__Work required__. Identify each line holding the string "full" and copy it.

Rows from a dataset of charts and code
---+---

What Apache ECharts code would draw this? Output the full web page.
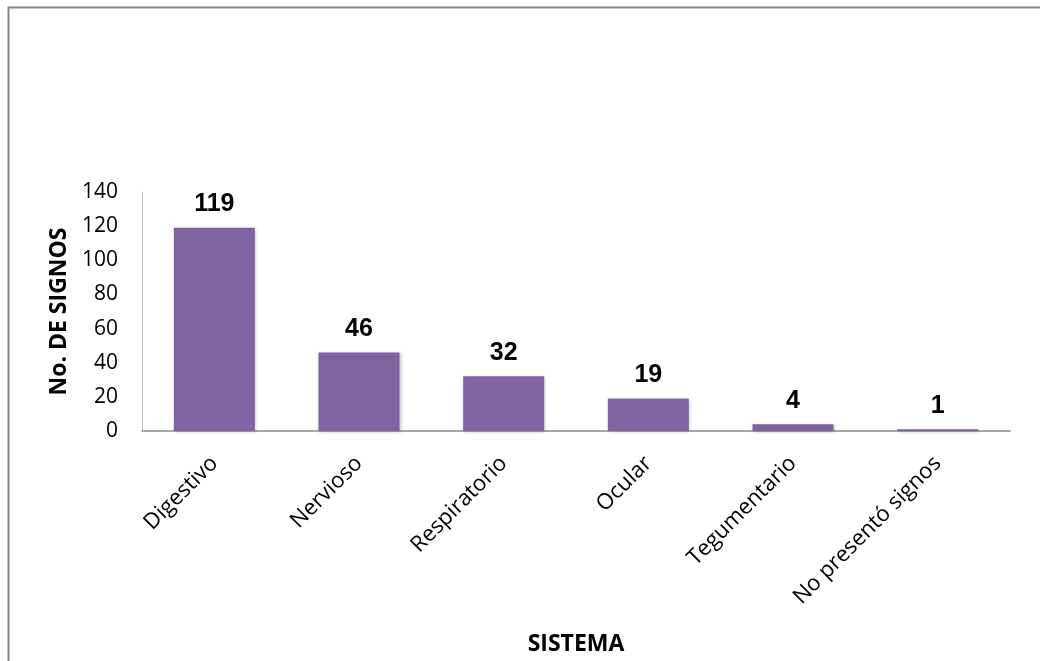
<!DOCTYPE html>
<html><head><meta charset="utf-8">
<script src="https://cdn.jsdelivr.net/npm/echarts@6/dist/echarts.min.js"></script>
<style>html,body{margin:0;padding:0;background:#fff}#c{width:1040px;height:661px}</style>
</head><body><div id="c"></div>
<script>
const categories = ["Digestivo","Nervioso","Respiratorio","Ocular","Tegumentario","No presentó signos"];
const values = [119,46,32,19,4,1];
const yTicks = [0,20,40,60,80,100,120,140];
const xTitle = "SISTEMA";
const yTitle = "No. DE SIGNOS";

const chart = echarts.init(document.getElementById('c'));
chart.setOption({
  animation:false,
  backgroundColor:'#fff',
  graphic:[{type:'rect',shape:{x:8.5,y:7.5,width:1100,height:700},style:{fill:'none',stroke:'#868686',lineWidth:2},silent:true}],
  grid:{left:142,right:30,top:192,bottom:230,containLabel:false,outerBoundsMode:'none'},
  xAxis:{type:'category',data:categories,
    axisLine:{lineStyle:{color:'#8c8c8c',width:1.5}},
    axisTick:{show:false},
    axisLabel:{rotate:45,margin:29,fontFamily:'Open Sans',fontSize:22,color:'#000',interval:0},
    name:xTitle,nameLocation:'middle',nameGap:202,
    nameTextStyle:{fontFamily:'Open Sans',fontWeight:'bold',fontSize:23,color:'#000'}},
  yAxis:{type:'value',min:0,max:140,interval:20,
    axisLine:{show:true,lineStyle:{color:'#bfbfbf'}},
    axisTick:{show:false},splitLine:{show:false},
    axisLabel:{fontFamily:'Open Sans',fontSize:21,color:'#000',margin:24,
      formatter:v=>yTicks.includes(v)?String(v):''},
    name:yTitle,nameLocation:'middle',nameGap:64,nameRotate:90,
    nameTextStyle:{fontFamily:'Open Sans',fontWeight:'bold',fontSize:23,color:'#000'}},
  series:[{type:'bar',data:values,barWidth:'56%',
    itemStyle:{color:'#8064A2',shadowColor:'rgba(0,0,0,0.25)',shadowBlur:3,shadowOffsetX:1,shadowOffsetY:1},
    label:{show:true,position:'top',distance:11,fontFamily:'Liberation Sans',fontWeight:'bold',fontSize:25,color:'#000'}}]
});
</script></body></html>
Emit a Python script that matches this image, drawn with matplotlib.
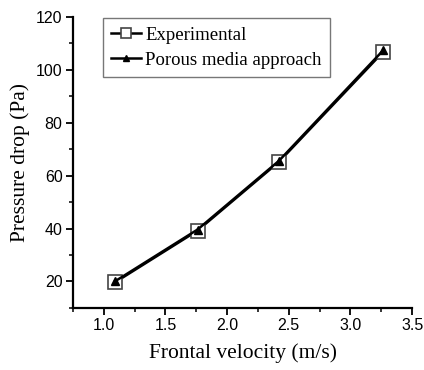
import matplotlib.pyplot as plt
from matplotlib.ticker import MultipleLocator

velocity = [1.09, 1.76, 2.42, 3.265]
experimental = [19.6, 39.2, 65.2, 106.8]
porous = [20.0, 39.6, 65.6, 107.4]

fig = plt.figure(figsize=(4.24, 3.7), dpi=100)
ax = fig.add_axes([0.172, 0.168, 0.800, 0.786])

ax.plot(velocity, experimental, color='black', linewidth=1.8, marker='s',
        markersize=9.5, markerfacecolor='white', markeredgecolor='#444444',
        markeredgewidth=1.2, label='Experimental')
ax.plot(velocity, porous, color='black', linewidth=1.8, marker='^',
        markersize=6, markerfacecolor='black', label='Porous media approach')

ax.set_xlim(0.75, 3.5)
ax.set_ylim(10, 120)
ax.xaxis.set_minor_locator(MultipleLocator(0.25))
ax.yaxis.set_minor_locator(MultipleLocator(10))
ax.set_yticks([20, 40, 60, 80, 100, 120])
ax.set_xticks([1.0, 1.5, 2.0, 2.5, 3.0, 3.5])
ax.set_xticklabels(['1.0', '1.5', '2.0', '2.5', '3.0', '3.5'])

ax.spines['top'].set_visible(False)
ax.spines['right'].set_visible(False)
ax.spines['left'].set_linewidth(1.6)
ax.spines['bottom'].set_linewidth(1.6)
ax.tick_params(which='major', direction='out', length=5, width=1.3,
               labelsize=11.5, pad=2.5)
ax.tick_params(which='minor', direction='out', length=3, width=1.1)
for lbl in ax.get_xticklabels() + ax.get_yticklabels():
    lbl.set_family('Liberation Sans')

ax.set_xlabel('Frontal velocity (m/s)', family='Liberation Serif',
              fontsize=15.5, labelpad=7)
ax.set_ylabel('Pressure drop (Pa)', family='Liberation Serif',
              fontsize=15.5, labelpad=4)

leg = ax.legend(loc='upper left', bbox_to_anchor=(0.088, 0.995),
                borderaxespad=0, markerscale=0.75,
                prop={'family': 'Liberation Serif', 'size': 13.5},
                frameon=True, fancybox=False, edgecolor='#555555',
                handlelength=1.6, handletextpad=0.2, borderpad=0.45,
                labelspacing=0.4)
leg.get_frame().set_linewidth(1.0)

fig.savefig('out.png', dpi=100)
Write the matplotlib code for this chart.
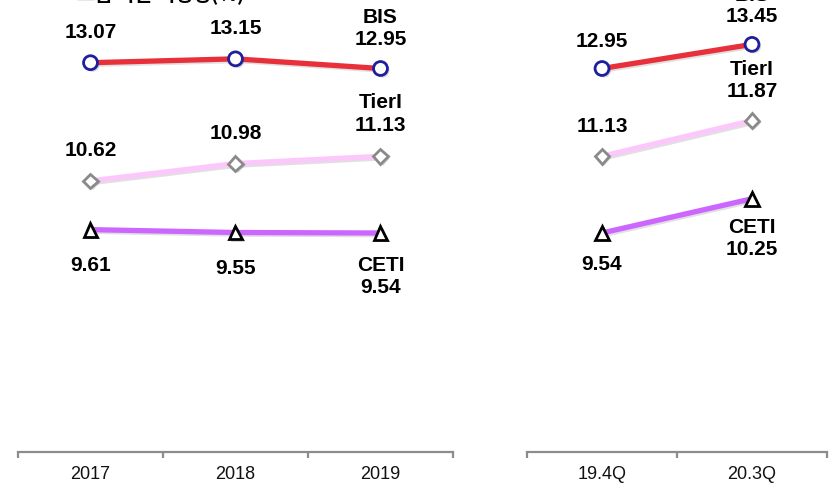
import matplotlib
matplotlib.use("Agg")
import matplotlib.pyplot as plt
import matplotlib.patheffects as pe
from matplotlib import font_manager

# ---- data ----
years = ["2017", "2018", "2019"]
bis_year = [13.07, 13.15, 12.95]
tier_year = [10.62, 10.98, 11.13]
ceti_year = [9.61, 9.55, 9.54]

quarters = ["19.4Q", "20.3Q"]
bis_q = [12.95, 13.45]
tier_q = [11.13, 11.87]
ceti_q = [9.54, 10.25]

title_text = "그룹 자본 적정성(%)"

W, H = 837, 486
fig = plt.figure(figsize=(W / 100, H / 100), dpi=100)

names = {f.name for f in font_manager.fontManager.ttflist}
bold_font = "Liberation Sans" if "Liberation Sans" in names else "DejaVu Sans"
tick_font = "Liberation Sans Narrow" if "Liberation Sans Narrow" in names else bold_font

YMIN, YMAX = 5.0, 14.37
axis_bottom_px = 452

def make_ax(x0, x1, n):
    ax = fig.add_axes([x0 / W, (H - axis_bottom_px) / H, (x1 - x0) / W, axis_bottom_px / H])
    ax.set_xlim(-0.5, n - 0.5)
    ax.set_ylim(YMIN, YMAX)
    for s in ["top", "left", "right"]:
        ax.spines[s].set_visible(False)
    ax.spines["bottom"].set_color("#8c8c8c")
    ax.spines["bottom"].set_linewidth(1.6)
    ax.set_yticks([])
    ax.set_xticks(range(n))
    ax.tick_params(axis="x", which="major", length=0, pad=10)
    ax.set_xticks([i - 0.5 for i in range(n + 1)], minor=True)
    ax.tick_params(axis="x", which="minor", length=4, width=1.6, color="#8c8c8c", direction="out")
    ax.patch.set_alpha(0)
    return ax

mshadow = [pe.SimplePatchShadow(offset=(1.5, -1.5), alpha=0.22), pe.Normal()]
lshadow = [pe.SimpleLineShadow(offset=(1.2, -1.2), alpha=0.12), pe.Normal()]

def draw(ax, cats, bis, tier, ceti):
    x = list(range(len(cats)))
    ax.set_xticklabels(cats, fontsize=13, family=[tick_font, "DejaVu Sans"],
                       color="#111111", stretch="condensed")
    for vals, col, mk, ms, mec in [
        (bis, "#e8303a", "o", 10, "#1f1f9e"),
        (tier, "#fcc8fc", "D", 7.5, "#8a8a8a"),
        (ceti, "#cc66ff", "^", 10, "black"),
    ]:
        ax.plot(x, vals, color=col, lw=3.8, zorder=2, path_effects=lshadow,
                solid_capstyle="butt", clip_on=False)
        ax.plot(x, vals, ls="none", marker=mk, ms=ms, mfc="white", mec=mec, mew=2.0,
                zorder=3, path_effects=mshadow, clip_on=False)

def label(ax, xi, yv, txt, dy):
    ax.annotate(txt, (xi, yv), xytext=(0, dy), textcoords="offset pixels",
                ha="center", va="center", fontsize=15, fontweight="bold",
                family=[bold_font, "DejaVu Sans"], color="black", annotation_clip=False)

axL = make_ax(18, 453, len(years))
draw(axL, years, bis_year, tier_year, ceti_year)
n = len(years)
for i in range(n):
    above_v, below_v = 30, -36
    if i < n - 1:
        label(axL, i, bis_year[i], f"{bis_year[i]:.2f}", above_v)
        label(axL, i, tier_year[i], f"{tier_year[i]:.2f}", above_v)
        label(axL, i, ceti_year[i], f"{ceti_year[i]:.2f}", below_v)
    else:
        label(axL, i, bis_year[i], "BIS", 51)
        label(axL, i, bis_year[i], f"{bis_year[i]:.2f}", 29)
        label(axL, i, tier_year[i], "TierI", 54)
        label(axL, i, tier_year[i], f"{tier_year[i]:.2f}", 31)
        label(axL, i, ceti_year[i], "CETI", -33)
        label(axL, i, ceti_year[i], f"{ceti_year[i]:.2f}", -55)

axR = make_ax(527, 827, len(quarters))
draw(axR, quarters, bis_q, tier_q, ceti_q)
label(axR, 0, bis_q[0], f"{bis_q[0]:.2f}", 27)
label(axR, 0, tier_q[0], f"{tier_q[0]:.2f}", 30)
label(axR, 0, ceti_q[0], f"{ceti_q[0]:.2f}", -32)
label(axR, 1, bis_q[1], "BIS", 49)
label(axR, 1, bis_q[1], f"{bis_q[1]:.2f}", 28)
label(axR, 1, tier_q[1], "TierI", 51)
label(axR, 1, tier_q[1], f"{tier_q[1]:.2f}", 29)
label(axR, 1, ceti_q[1], "CETI", -29)
label(axR, 1, ceti_q[1], f"{ceti_q[1]:.2f}", -51)

fig.text(77 / W, (H - 0) / H, title_text, ha="left", va="baseline", fontsize=14,
         fontweight="bold", family=["Noto Sans CJK KR", "DejaVu Sans"], color="black")

fig.savefig("out.png", dpi=100, facecolor="white")
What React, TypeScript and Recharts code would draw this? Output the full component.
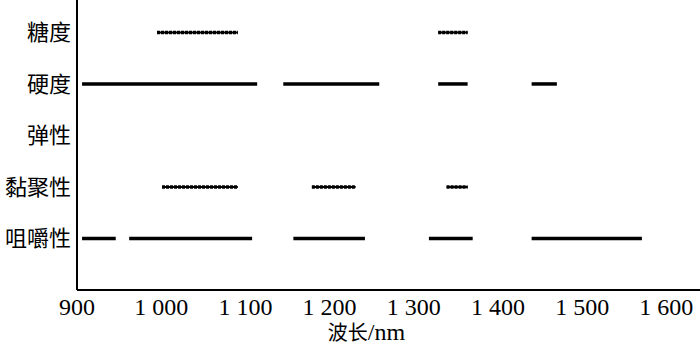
import { LineChart, Line, XAxis, YAxis } from "recharts";

// wavelength ranges (nm) selected for each texture attribute
const sugar = [
  [995, 1091],
  [1329, 1364],
];
const hardness = [
  [906, 1114],
  [1145, 1259],
  [1329, 1364],
  [1440, 1470],
];
const elasticity: number[][] = [];
const cohesion = [
  [1001, 1091],
  [1179, 1231],
  [1339, 1364],
];
const chewiness = [
  [906, 946],
  [962, 1108],
  [1157, 1242],
  [1318, 1370],
  [1440, 1571],
];

const categories = ["咀嚼性", "黏聚性", "弹性", "硬度", "糖度"];
const xTicks = [900, 1000, 1100, 1200, 1300, 1400, 1500, 1600];

const rows = [
  { name: "糖度", segs: sugar, dotted: true },
  { name: "硬度", segs: hardness, dotted: false },
  { name: "弹性", segs: elasticity, dotted: false },
  { name: "黏聚性", segs: cohesion, dotted: true },
  { name: "咀嚼性", segs: chewiness, dotted: false },
];

const serif = "'Liberation Serif', 'Times New Roman', serif";
const cjk = "'Noto Sans CJK SC', sans-serif";

const fmtNm = (v: number) =>
  v >= 1000 ? `${Math.floor(v / 1000)} ${String(v % 1000).padStart(3, "0")}` : `${v}`;

function XTitle({ viewBox }: any) {
  const cx = viewBox.x + viewBox.width / 2 - 22;
  return (
    <text x={cx} y={340} textAnchor="middle" fill="#000">
      <tspan fontFamily={cjk} fontSize={20}>波长</tspan>
      <tspan fontFamily={serif} fontSize={24}>/nm</tspan>
    </text>
  );
}

export default function App() {
  const lines: any[] = [];
  rows.forEach((r) => {
    const y = categories.indexOf(r.name) + 1;
    r.segs.forEach(([a, b], i) => {
      const pts = [
        { x: a, y },
        { x: b, y },
      ];
      // dotted rows: thin solid core + dashed outer = beaded look
      if (r.dotted) {
        lines.push(
          <Line
            key={`${r.name}-${i}-core`}
            data={pts}
            dataKey="y"
            stroke="#000"
            strokeWidth={2}
            dot={false}
            activeDot={false}
            isAnimationActive={false}
          />
        );
      }
      lines.push(
        <Line
          key={`${r.name}-${i}`}
          data={pts}
          dataKey="y"
          stroke="#000"
          strokeWidth={3.5}
          strokeDasharray={r.dotted ? "3 1" : undefined}
          dot={false}
          activeDot={false}
          isAnimationActive={false}
        />
      );
    });
  });

  return (
    <div style={{ position: "absolute", left: 0, top: 0, background: "#fff" }}>
      <LineChart width={700} height={346} margin={{ top: 0, right: 0, left: 0, bottom: 0 }}>
        <XAxis
          type="number"
          dataKey="x"
          domain={[900, 1640]}
          ticks={xTicks}
          allowDataOverflow
          tickFormatter={fmtNm}
          tickLine={false}
          tickSize={0}
          axisLine={{ stroke: "#000", strokeWidth: 2 }}
          tick={{ fill: "#000", fontSize: 24, fontFamily: serif }}
          tickMargin={8}
          height={56}
          label={<XTitle />}
        />
        <YAxis
          type="number"
          dataKey="y"
          domain={[0, 5.63]}
          ticks={[1, 2, 3, 4, 5]}
          tickFormatter={(v: number) => categories[v - 1]}
          tickLine={false}
          tickSize={0}
          axisLine={{ stroke: "#000", strokeWidth: 2 }}
          tick={{ fill: "#000", fontSize: 22, fontFamily: cjk }}
          tickMargin={6}
          width={77}
        />
        {lines}
      </LineChart>
    </div>
  );
}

---+---

__Reply to the exercise__.
What Apache ECharts code would draw this? Output the full web page.
What React, TypeScript and Recharts code would draw this? Output the full component.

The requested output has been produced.